The meeting in the Kremlin was the ninth between Putin and Netanyahu since the Russian military started its military operations in Syria in September 2015, and the third in the last six months.
"Our focus is on the developments in Syria, the presence of Iran. ... Several hours ago, an unmanned aerial vehicle entered the territory of Israel from Syria and was successfully brought down. I would like to emphasize that we will counter any and all attempts to violate our air or land borders," Netanyahu told Putin, according to Kremlin.
"We know about your concerns, let's have a thorough talk about them," Putin told Netanyahu before reporters were asked to leave the venue.
Russian Sputnik news agency reported on Thursday that Israel may offer to lobby the Trump administration to remove U.S. sanctions on Russia in exchange for the latter applying pressure on Iran's withdrawal from Syria.
Russian media suggested that the upcoming Monday meeting in Helsinki could bring a deal between Putin and Trump that would envisage the deployment of Syrian government forces along the frontier with the Israeli-held side of the Golan Heights and the withdrawal of Iranian forces and their proxy Hezbollah militia from the area.

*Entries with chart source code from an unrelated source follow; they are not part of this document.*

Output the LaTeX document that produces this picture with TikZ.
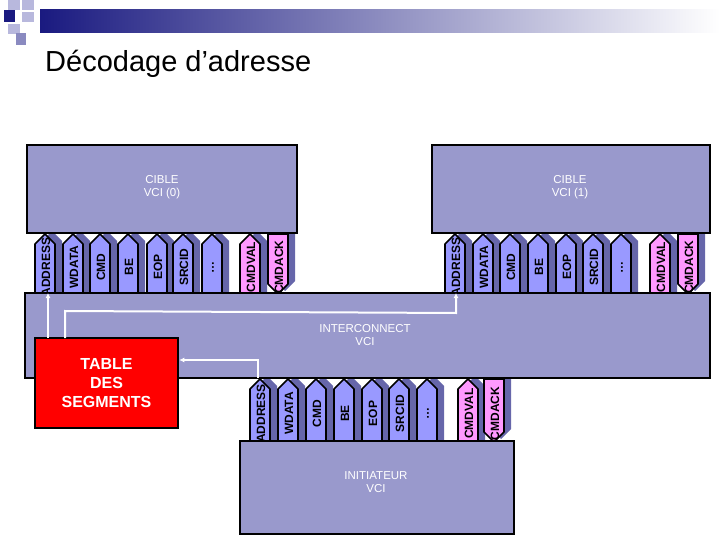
\documentclass[tikz,border=0pt]{standalone}
\usepackage{fontspec}
\setmainfont{Liberation Sans}
\usetikzlibrary{arrows.meta}
\begin{document}
\begin{tikzpicture}[x=1pt,y=-1pt,
  box/.style={draw=black,line width=2.5pt,fill=boxc},
  lbl/.style={text=white,font=\fontsize{11.5}{13}\selectfont,align=center},
  sig/.style={font=\bfseries\fontsize{12}{12}\selectfont,rotate=90,inner sep=0pt},
  wire/.style={draw=white,line width=2pt,-{Latex[length=5pt,width=5pt]}}]
\definecolor{boxc}{HTML}{9999CC}
\definecolor{portc}{HTML}{9999FF}
\definecolor{pinkc}{HTML}{FF99FF}
\definecolor{shadc}{HTML}{6666AA}
\definecolor{navy}{HTML}{1A1A80}
\definecolor{lsq}{HTML}{B8B8DD}
\definecolor{msq}{HTML}{8A8AC0}
\useasboundingbox (0,0) rectangle (720,540);
% header decoration
\shade[left color=navy,right color=white] (40,10) rectangle (720,33);
\fill[lsq] (8,0) rectangle (20,10);
\fill[lsq] (22,0) rectangle (34,10);
\fill[navy] (4,10) rectangle (15,22);
\fill[lsq] (22,12) rectangle (34,22);
\fill[lsq] (8,24) rectangle (20,34);
\fill[msq] (16,33) rectangle (26,45);
\node[anchor=base west,font=\fontsize{29}{32}\selectfont,inner sep=0pt] (title) at (45,72) {Décodage d’adresse};
% port macro
\newcommand\myport[6]{% x, ytop, ybot, label, fill, dir(u/d)
  \if#6u
   \fill[shadc] (#1-3,#3) -- (#1-3,#2+7) -- (#1+7,#2-3) -- (#1+17,#2+7) -- (#1+17,#3) -- cycle;
   \draw[fill=#5,line width=1.6pt,line join=round] (#1-10,#3) -- (#1-10,#2+10) -- (#1,#2) -- (#1+10,#2+10) -- (#1+10,#3) -- cycle;
  \else
   \fill[shadc] (#1-3,#2-3) -- (#1-3,#3-13) -- (#1+7,#3-3) -- (#1+17,#3-13) -- (#1+17,#2-3) -- cycle;
   \draw[fill=#5,line width=1.6pt,line join=round] (#1-10,#2) -- (#1-10,#3-10) -- (#1,#3) -- (#1+10,#3-10) -- (#1+10,#2) -- cycle;
  \fi
  \begin{scope}
  \clip (#1-10,#2) rectangle (#1+10,#3);
  \node[sig] at (#1+1,{(#2+#3)/2+3}) {#4};
  \end{scope}}
% target 0 ports
\foreach \x/\l/\c/\d in {45/ADDRESS/portc/u,73/WDATA/portc/u,100/CMD/portc/u,128/BE/portc/u,157/EOP/portc/u,183/SRCID/portc/u,212/\ldots/portc/u,250/CMDVAL/pinkc/u,278/CMDACK/pinkc/d}
  {\myport{\x}{234}{294}{\l}{\c}{\d}}
% target 1 ports
\foreach \x/\l/\c/\d in {455/ADDRESS/portc/u,483/WDATA/portc/u,510/CMD/portc/u,538/BE/portc/u,566/EOP/portc/u,593/SRCID/portc/u,621/\ldots/portc/u,660/CMDVAL/pinkc/u,688/CMDACK/pinkc/d}
  {\myport{\x}{234}{294}{\l}{\c}{\d}}
% initiator ports
\foreach \x/\l/\c/\d in {260/ADDRESS/portc/u,288/WDATA/portc/u,316/CMD/portc/u,344/BE/portc/u,372/EOP/portc/u,399/SRCID/portc/u,427/\ldots/portc/u,468/CMDVAL/pinkc/u,494/CMDACK/pinkc/d}
  {\myport{\x}{379}{442}{\l}{\c}{\d}}
% boxes
\draw[box] (27,145) rectangle (297,233);
\node[lbl] (t0) at (162,187) {CIBLE\\VCI (0)};
\draw[box] (432,145) rectangle (710,233);
\node[lbl] (t1) at (570,187) {CIBLE\\VCI (1)};
\draw[box] (25,293) rectangle (710,378);
\node[lbl] (ic) at (365,335) {INTERCONNECT\\VCI};
\draw[box] (240,441) rectangle (514,534);
\node[lbl] (ini) at (376,482) {INITIATEUR\\VCI};
\node[draw=black,line width=2.5pt,fill=red,minimum width=143pt,minimum height=90pt,text=white,font=\bfseries\fontsize{16}{19}\selectfont,align=center] (tab) at (106.5,383) {TABLE\\DES\\SEGMENTS};
% white connectors
\coordinate (a0) at (48,293);
\coordinate (a1) at (456,293);
\coordinate (ai) at (258,378);
\draw[wire] (48,338) -- (a0);
\draw[wire] (65,338) -- (65,311) -- (456,313) -- (a1);
\draw[wire] (ai) -- (258,360) -- (tab.east |- 0,360);
\end{tikzpicture}
\end{document}
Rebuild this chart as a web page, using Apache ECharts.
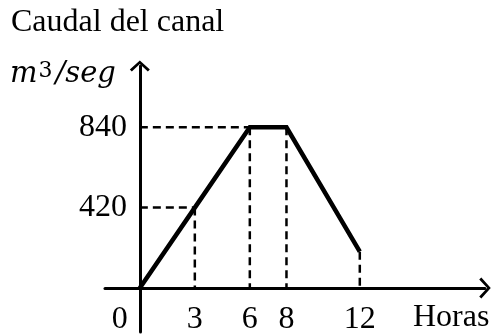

Netanyahu also told Putin that he did not have intentions to help overthrow Syrian President Bashar al-Assad's government, Sputnik reported.
Israel columnist Herb Keinon said Putin's meeting with Netanyahu indicates that Moscow remains a very significant player in international events and it can't be ignored.
The meeting is Putin's way of reminding Washington that he and Netanyahu are on close terms, that regional issues are being discussed between them, and that Moscow cannot be left out of any broader regional plan that the U.S. might unveil, said Keinon.
Last week, pre-empting a series of high-level meetings, Russian Foreign Minister Sergei Lavrov emphasized that expecting a withdrawal of Iranian assistance to Syria would be "absolutely unrealistic", given that Teheran is also a key power in the Middle East region.
Regional powers should instead discuss mutual issues and negotiate a compromise, he said.
Russian Defense Minister Sergei Shoigu said in an interview with Italian newspaper Il Giornale published on Wednesday that Moscow hopes that Israel and Iran will both display caution and avoid a showdown.
"Their use of military force in Syria would inevitably lead to an escalation of tensions across the entire Middle East region," he said. "In that context, we rely on peaceful diplomatic means to resolve any differences and expect both sides to show restraint."